The word “artificial” is inherently pejorative. If a food company includes artificial colors or flavors in a particular product, it’ll bury that fact in the list of ingredients. Highlighted on the front of the package will be something like “Packed With Vitamin C,” rather than “Now With More Artificial Flavor.”
That’s true for everything but fishing. Having success with “artificial” lures is viewed as affirmation of skills, and anglers across the fruited plain regularly entreat fisheries managers for more artificial reefs. Louisiana’s Department of Wildlife and Fisheries (LDWF) has responded to that demand in recent decades by dropping limestone, shell and even bridge rubble in select areas across the coast, and since the state provides easy-to-find coordinates on the LDWF site, the reefs are regularly visited by hopeful anglers.
Still, none is as regularly productive as the 15 miles of artificial reefs in eastern Lake Pontchartrain that were designed for transportation and commerce. Attracting fish is just a happy accident.
Louisiana’s Bridge Fishing
Interstate 10, Highway 11 and a train trestle all span a roughly 5-mile gap over Louisiana’s most famous coastal lake. Commuters and engineers see these bridges as a connection between the cities of New Orleans and Slidell, but to anglers, they are just really expensive fish-attractors.
Every year in the spring and fall, speckled trout and flounder join the redfish, sheepshead and black drum that spend all year hiding behind the bridge stanchions to ambush baitfish and shrimp being pushed by tides around the concrete. When the trout arrive, word spreads quickly among the south Louisiana fishing community, and hordes of marauding anglers descend on the bridges.
By far, the train trestle attracts the most attention. Its stanchions are far more tightly packed and are surrounded by scattered rip-rap. This combination attracts more fish than the other two bridges, and consequently, that attracts more anglers. On a calm weekend day in the spring or fall, a latecomer can find it almost impossible to shoehorn within casting distance of the bridge, since most anglers will be soaking live shrimp while on anchor.
As such, trestle diehards prefer to go on weekdays with marginal wind, when they can work stretches of the bridge with artificial lures. The most popular are 3 1⁄2– to 41⁄2-inch paddle tails fished on 3⁄8– to 1⁄2-ounce jigheads. Standard protocol is to set up on the down-current side of the bridge, and cast as close to the stanchions as possible.
How to Fish Bridges
But, as frequently is the case in fishing, sometimes the rules don’t apply, and the fish are located far off the stanchions or on the upcurrent side. Trestle veterans test all possibilities before abandoning the bridge to try their luck at Highway 11, Interstate 10 or the nearby marsh.

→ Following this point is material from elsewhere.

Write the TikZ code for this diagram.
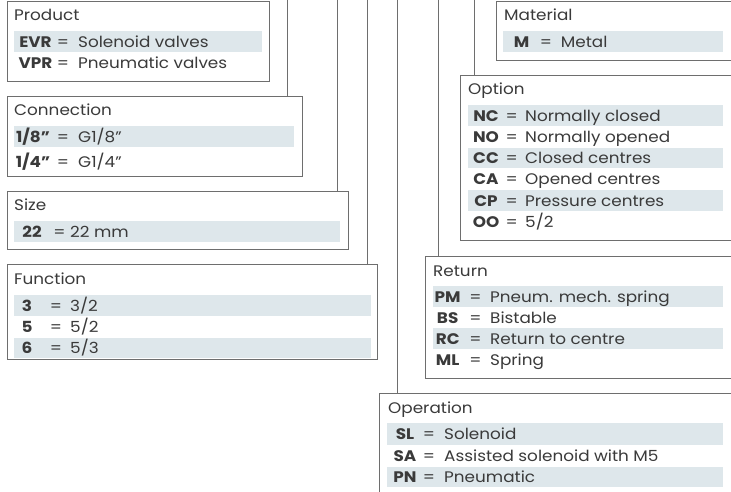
\documentclass[tikz,border=0pt]{standalone}
\usepackage{fontspec}
\setmainfont[FakeStretch=1.1]{Poppins}
\definecolor{bordergray}{HTML}{6E6E6E}
\definecolor{txt}{HTML}{3A3A3A}
\definecolor{barcol}{HTML}{DEE7EB}
\newcommand\fsz{\fontsize{15.3}{17}\selectfont}
\newcommand\entry[7]{%
  \node[codestyle] at (#2,#1+5.5) {#3};
  \node[eqstyle] at (#4,#1+5.5) {=};
  \node[descstyle] at (#5,#1+5.5) {#6};}
\begin{document}
\begin{tikzpicture}[x=1pt,y=-1pt,
  box/.style={draw=bordergray, line width=0.9pt, fill=white, anchor=north west, inner sep=0pt},
  titlestyle/.style={anchor=base west, inner sep=0pt, text=txt, font=\fsz},
  codestyle/.style={anchor=base, inner sep=0pt, text=txt, font=\fsz\bfseries},
  eqstyle/.style={anchor=base, inner sep=0pt, text=txt, font=\fsz},
  descstyle/.style={anchor=base west, inner sep=0pt, text=txt, font=\fsz},
  bar/.style={fill=barcol},
  guide/.style={draw=bordergray, line width=0.9pt}]
\useasboundingbox (0,0) rectangle (731,491);
\clip (0,0) rectangle (731,491);
% top anchors for guide lines
\coordinate (t1) at (287,-2);
\coordinate (t2) at (337,-2);
\coordinate (t3) at (367,-2);
\coordinate (t4) at (397,-2);
\coordinate (t5) at (438,-2);
\coordinate (t6) at (474,-2);
% boxes
\node[box, minimum width=262pt, minimum height=80pt] (product) at (7,1) {};
\node[box, minimum width=295pt, minimum height=80pt] (connection) at (7,96) {};
\node[box, minimum width=341pt, minimum height=58pt] (size) at (7,191) {};
\node[box, minimum width=370pt, minimum height=95pt] (function) at (7,264) {};
\node[box, minimum width=240pt, minimum height=59pt] (material) at (496,1) {};
\node[box, minimum width=276pt, minimum height=165pt] (option) at (460,75) {};
\node[box, minimum width=311pt, minimum height=122pt] (return) at (425,256) {};
\node[box, minimum width=357pt, minimum height=110pt] (operation) at (379,393) {};
% guide lines
\draw[guide] (t1) -- (t1 |- connection.north);
\draw[guide] (t2) -- (t2 |- size.north);
\draw[guide] (t3) -- (t3 |- function.north);
\draw[guide] (t4) -- (t4 |- operation.north);
\draw[guide] (t5) -- (t5 |- return.north);
\draw[guide] (t6) -- (t6 |- option.north);
% bars
\fill[bar] (14,31) rectangle (262,52);
\fill[bar] (14,126) rectangle (294,147);
\fill[bar] (14,221) rectangle (340,242);
\fill[bar] (14,295) rectangle (371,316);
\fill[bar] (14,338) rectangle (371,358);
\fill[bar] (503,31) rectangle (723,52);
\fill[bar] (468,105) rectangle (723,126);
\fill[bar] (468,148) rectangle (723,168);
\fill[bar] (468,190) rectangle (723,211);
\fill[bar] (433,286) rectangle (723,307);
\fill[bar] (433,328) rectangle (723,349);
\fill[bar] (387,423) rectangle (723,445);
\fill[bar] (387,467) rectangle (723,487);
% Product
\node[titlestyle] (productT) at (14,20.5) {Product};
\entry{41.5}{35.5}{EVR}{63}{78}{Solenoid valves}{}
\entry{63}{35.5}{VPR}{63}{78}{Pneumatic valves}{}
% Connection
\node[titlestyle] (connectionT) at (14,115.5) {Connection};
\entry{136.5}{33}{1/8”}{63}{78}{G1/8”}{}
\entry{162}{33}{1/4”}{63}{78}{G1/4”}{}
% Size
\node[titlestyle] (sizeT) at (14,210.5) {Size};
\entry{231.5}{32}{22}{59.5}{70}{22 mm}{}
% Function
\node[titlestyle] (functionT) at (14,284.5) {Function};
\entry{305.5}{27}{3}{56}{70}{3/2}{}
\entry{327}{27}{5}{56}{70}{5/2}{}
\entry{348}{27}{6}{56}{70}{5/3}{}
% Material
\node[titlestyle] (materialT) at (504,20.5) {Material};
\entry{41.5}{521.7}{M}{546}{560.7}{Metal}{}
% Option
\node[titlestyle] (optionT) at (468,94.5) {Option};
\entry{115.5}{486}{NC}{511.7}{525}{Normally closed}{}
\entry{136.5}{486}{NO}{511.7}{525}{Normally opened}{}
\entry{158}{486}{CC}{511.7}{525}{Closed centres}{}
\entry{179}{486}{CA}{511.7}{525}{Opened centres}{}
\entry{200.5}{486}{CP}{511.7}{525}{Pressure centres}{}
\entry{221.5}{486}{OO}{511.7}{525}{5/2}{}
% Return
\node[titlestyle] (returnT) at (433,276.5) {Return};
\entry{296.5}{447.7}{PM}{475.5}{490}{Pneum. mech. spring}{}
\entry{317.5}{447.7}{BS}{475.5}{490}{Bistable}{}
\entry{338.5}{447.7}{RC}{475.5}{490}{Return to centre}{}
\entry{360}{447.7}{ML}{475.5}{490}{Spring}{}
% Operation
\node[titlestyle] (operationT) at (388,413.5) {Operation};
\entry{434}{405}{SL}{429}{444}{Solenoid}{}
\entry{455.5}{405}{SA}{429}{444}{Assisted solenoid with M5}{}
\entry{477}{405}{PN}{429}{444}{Pneumatic}{}
\end{tikzpicture}
\end{document}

Depths across the span of the bridge range from 8 to 16 feet, and contact with the bottom is almost always essential. Most successful anglers hop the lures back to the boat, allowing them to settle back to the bottom after each hop.
Bites are often subtle ticks that test anglers’ skill and the sensitivity of their equipment. That’s true even though the speckled trout that populate the bridges are consistently some of the largest available to Louisiana anglers. Though the trestle seldom delivers fish over 6 pounds, an average speck there is about 2 pounds.
As a general rule, fishing is best in the spring on a rising tide that’s bringing bait in from outside waters and in the autumn on a falling tide that is sucking white shrimp out of the backwaters. But great trips can still be had on opposite tides during the respective seasons. In the spring, the speck run lasts until about the middle of June, when mature fish move to the salty waters of the big bays and sounds to lay eggs and fertilize them. They typically return sometime in October.
Nearby launches are located in Slidell (Eden Isles and Bayou Liberty) and New Orleans (Rigolets, Lake Catherine and Irish Bayou). The eastern shoreline of Lake Pontchartrain provides reasonable protection on a wind with any east in it. Westerly winds are like kryptonite to the lake’s bridges, dirtying the water, shutting down fish and making for a bumpy, miserable experience. Fortunately, predominant winds in the spring and fall are out of the east, and good days at the bridges are far more common than bad ones.